Thread (22 messages) 22 messages, 3 authors, 2016-06-22

FW: ext4 out of order when use cfq scheduler

From: HUANG Weller (CM/ESW12-CN) <hidden>
Date: 2016-06-22 11:55:21

Possibly related (same subject, not in this thread)

Hi Kara,

I saw the patch " fix data exposure after a crash " in the kernel 4.6.2 release.
I remember you provided 2 more patches for performance optimization. Could you tell me whether they are necessary ?

Thanks. 
Best regards

 Weller HUANG



-----Original Message-----
From: Jan Kara [mailto:jack@suse.cz] 
Sent: Wednesday, March 16, 2016 4:10 AM
To: Theodore Ts'o <tytso@mit.edu>
Cc: Jan Kara <jack@suse.cz>; HUANG Weller (CM/ESW12-CN) <redacted>; linux-ext4@vger.kernel.org; Li, Michael <redacted>
Subject: Re: ext4 out of order when use cfq scheduler

On Tue 15-03-16 15:46:33, Jan Kara wrote:
On Tue 15-03-16 11:46:34, Jan Kara wrote:
quoted
On Mon 14-03-16 10:36:35, Ted Tso wrote:
quoted
On Mon, Mar 14, 2016 at 08:39:28AM +0100, Jan Kara wrote:
quoted
No, that won't be enough. blkdev_issue_flush() is not guaranteed 
to do anything to IOs which have not reported completion before
blkdev_issue_flush() was called. Specifically, CFQ will queue 
submitted bio in its internal RB tree, following flush request 
completely bypasses this tree and goes directly to the disk 
where it flushes caches. And only later CFQ decides to schedule 
async writeback from the flusher thread which is queued in the RB tree...
Oh, right.  I am forgetting about the flushing mahchinery rewrite.
Thanks for pointing that out.

But what we *could* do is to swap those two calls and then in the 
case where delalloc is enabled, could maintain a list of inodes 
where we only need to call filemap_fdatawait(), and not initiate 
writeback for any dirty pages which had been caused by non-allocating writes.
We actually don't need to swap those two calls - page is already 
marked as under writeback in

  mpage_map_and_submit_buffers() -> mpage_submit_page -> 
ext4_bio_write_page

which gets called while we still hold the transaction handle. I 
agree calling filemap_fdatawait() from JBD2 during commit should be 
enough to fix issues with delalloc writeback.

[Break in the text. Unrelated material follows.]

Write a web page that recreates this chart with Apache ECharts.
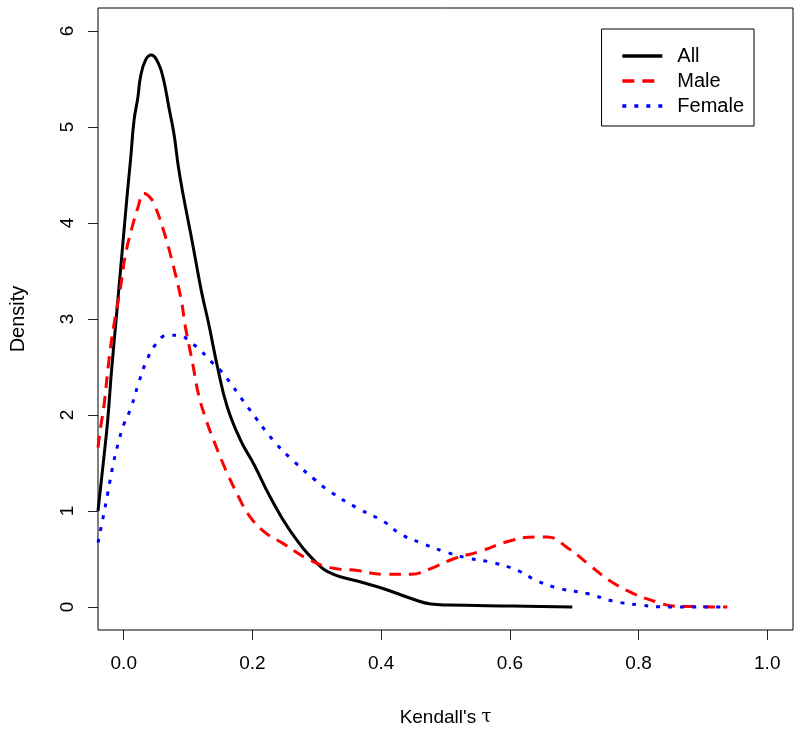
<!DOCTYPE html>
<html>
<head>
<meta charset="utf-8">
<script src="https://cdn.jsdelivr.net/npm/echarts@6/dist/echarts.min.js"></script>
<style>html,body{margin:0;padding:0;background:#fff}#c{width:800px;height:735px}</style>
</head>
<body>
<div id="c"></div>
<script>
// Data (x = Kendall's tau, y = density)
const allX = [-0.040,-0.031,-0.025,-0.019,-0.012,-0.005,0.000,0.006,0.011,0.016,0.022,0.026,0.034,0.043,0.054,0.062,0.070,0.078,0.085,0.093,0.104,0.109,0.121,0.132,0.146,0.161,0.182,0.202,0.228,0.259,0.301,0.326,0.363,0.404,0.450,0.477,0.503,0.606,0.697];
const allY = [1.0,1.55,1.94,2.46,2.98,3.51,3.89,4.34,4.69,5.07,5.31,5.52,5.7,5.75,5.66,5.49,5.21,4.93,4.58,4.27,3.89,3.71,3.28,2.95,2.49,2.08,1.73,1.49,1.14,0.79,0.45,0.34,0.27,0.19,0.08,0.03,0.02,0.01,0.0];
const maleX = [-0.040,-0.036,-0.031,-0.023,-0.016,-0.005,0.003,0.016,0.022,0.031,0.039,0.047,0.062,0.076,0.089,0.096,0.107,0.116,0.127,0.140,0.161,0.179,0.193,0.217,0.248,0.286,0.321,0.363,0.404,0.446,0.477,0.512,0.554,0.601,0.643,0.658,0.689,0.725,0.756,0.792,0.829,0.854,0.938];
const maleY = [1.66,1.87,2.08,2.57,2.91,3.33,3.68,4.03,4.16,4.31,4.28,4.2,3.92,3.58,3.21,2.91,2.54,2.22,1.97,1.73,1.39,1.14,0.97,0.79,0.66,0.5,0.41,0.38,0.34,0.34,0.4,0.5,0.58,0.69,0.73,0.73,0.62,0.43,0.27,0.14,0.05,0.01,0.0];
const femaleX = [-0.040,-0.031,-0.025,-0.016,-0.008,0.000,0.011,0.023,0.034,0.050,0.068,0.085,0.107,0.120,0.132,0.151,0.193,0.233,0.264,0.298,0.321,0.363,0.404,0.430,0.461,0.497,0.534,0.575,0.612,0.643,0.679,0.720,0.761,0.803,0.845,0.938];
const femaleY = [0.67,0.97,1.18,1.5,1.72,1.9,2.07,2.33,2.54,2.74,2.83,2.83,2.74,2.67,2.58,2.46,2.08,1.73,1.52,1.32,1.2,1.03,0.89,0.76,0.67,0.58,0.51,0.46,0.38,0.27,0.19,0.14,0.06,0.02,0.0,0.0];
const xTicks = [0, 0.2, 0.4, 0.6, 0.8, 1.0];
const yTicks = [0, 1, 2, 3, 4, 5, 6];
const seriesNames = ['All', 'Male', 'Female'];

const zip = (xs, ys) => xs.map((x, i) => [x, ys[i]]);
const font = 'Liberation Sans, Arial, sans-serif';

const chart = echarts.init(document.getElementById('c'), null, {renderer: 'canvas'});
chart.setOption({
  animation: false,
  backgroundColor: '#fff',
  grid: {left: 97, right: 7, top: 8, bottom: 105, show: true, borderColor: '#000', borderWidth: 1, backgroundColor: 'transparent'},
  xAxis: {
    type: 'value', min: -0.04, max: 1.04,
    axisLine: {show: false, onZero: false},
    splitLine: {show: false},
    axisTick: {show: true, length: 10, customValues: xTicks, lineStyle: {color: '#222', width: 1}},
    axisLabel: {customValues: xTicks, margin: 24, color: '#000', fontSize: 19, fontFamily: font,
      formatter: v => v.toFixed(1)},
    name: "Kendall's {t|τ}", nameLocation: 'middle', nameGap: 78,
    nameTextStyle: {color: '#000', fontSize: 19, fontFamily: font,
      rich: {t: {fontFamily: 'DejaVu Serif, Liberation Serif, serif', fontSize: 18, color: '#000'}}}
  },
  yAxis: {
    type: 'value', min: -0.24, max: 6.24,
    axisLine: {show: false, onZero: false},
    splitLine: {show: false},
    axisTick: {show: true, length: 10, customValues: yTicks, lineStyle: {color: '#222', width: 1}},
    axisLabel: {customValues: yTicks, margin: 21, rotate: 90, color: '#000', fontSize: 19, fontFamily: font},
    name: 'Density', nameLocation: 'middle', nameGap: 70, nameRotate: 90,
    nameTextStyle: {color: '#000', fontSize: 20, fontFamily: font}
  },
  legend: {
    show: true, orient: 'vertical', right: 46, top: 29,
    data: seriesNames,
    itemWidth: 40, itemHeight: 14, itemGap: 3,
    padding: [16, 10, 9, 19],
    borderColor: '#000', borderWidth: 1, borderRadius: 0,
    backgroundColor: '#fff',
    itemStyle: {opacity: 0},
    lineStyle: {width: 3.5},
    textStyle: {color: '#000', fontSize: 20, lineHeight: 22, fontFamily: font, padding: [0, 0, 0, 10]}
  },
  series: [
    {name: seriesNames[0], type: 'line', data: zip(allX, allY), showSymbol: false, symbol: 'none', smooth: 0.45,
      lineStyle: {color: '#000', width: 3}, itemStyle: {color: '#000'}},
    {name: seriesNames[1], type: 'line', data: zip(maleX, maleY), showSymbol: false, symbol: 'none', smooth: 0.45,
      lineStyle: {color: '#FF0000', width: 3, type: [12, 8]}, itemStyle: {color: '#FF0000'}},
    {name: seriesNames[2], type: 'line', data: zip(femaleX, femaleY), showSymbol: false, symbol: 'none', smooth: 0.45,
      lineStyle: {color: '#0000FF', width: 3, type: [4, 8]}, itemStyle: {color: '#0000FF'}}
  ]
});
</script>
</body>
</html>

I'm just somewhat 
afraid that it will be more fragile: If we add inode to 
transaction's list in ext4_map_blocks(), we are pretty sure there's 
no way to allocate block to an inode without introducing data 
exposure issues (which are then very hard to spot). If we depend on 
callers of ext4_map_blocks() to properly add inode to appropriate 
transaction list, we have much more places to check. I'll think whether we could make this more robust.
OK, I have something - Huang, can you check whether the attached 
patches also fix your data exposure issues please? The first patch is 
the original fix, patch two is a cleanup, patches 3 and 4 implement 
the speedup suggested by Ted. Patches are only lightly tested so far.  
I'll run more comprehensive tests later and in particular I want to 
check whether the additional complexity actually brings us some 
advantage at least for workloads which redirty pages in addition to 
writing some new ones using delayed allocation.
OK, there was a bug in patch 3. Attached is a new version of patches 3 and 4.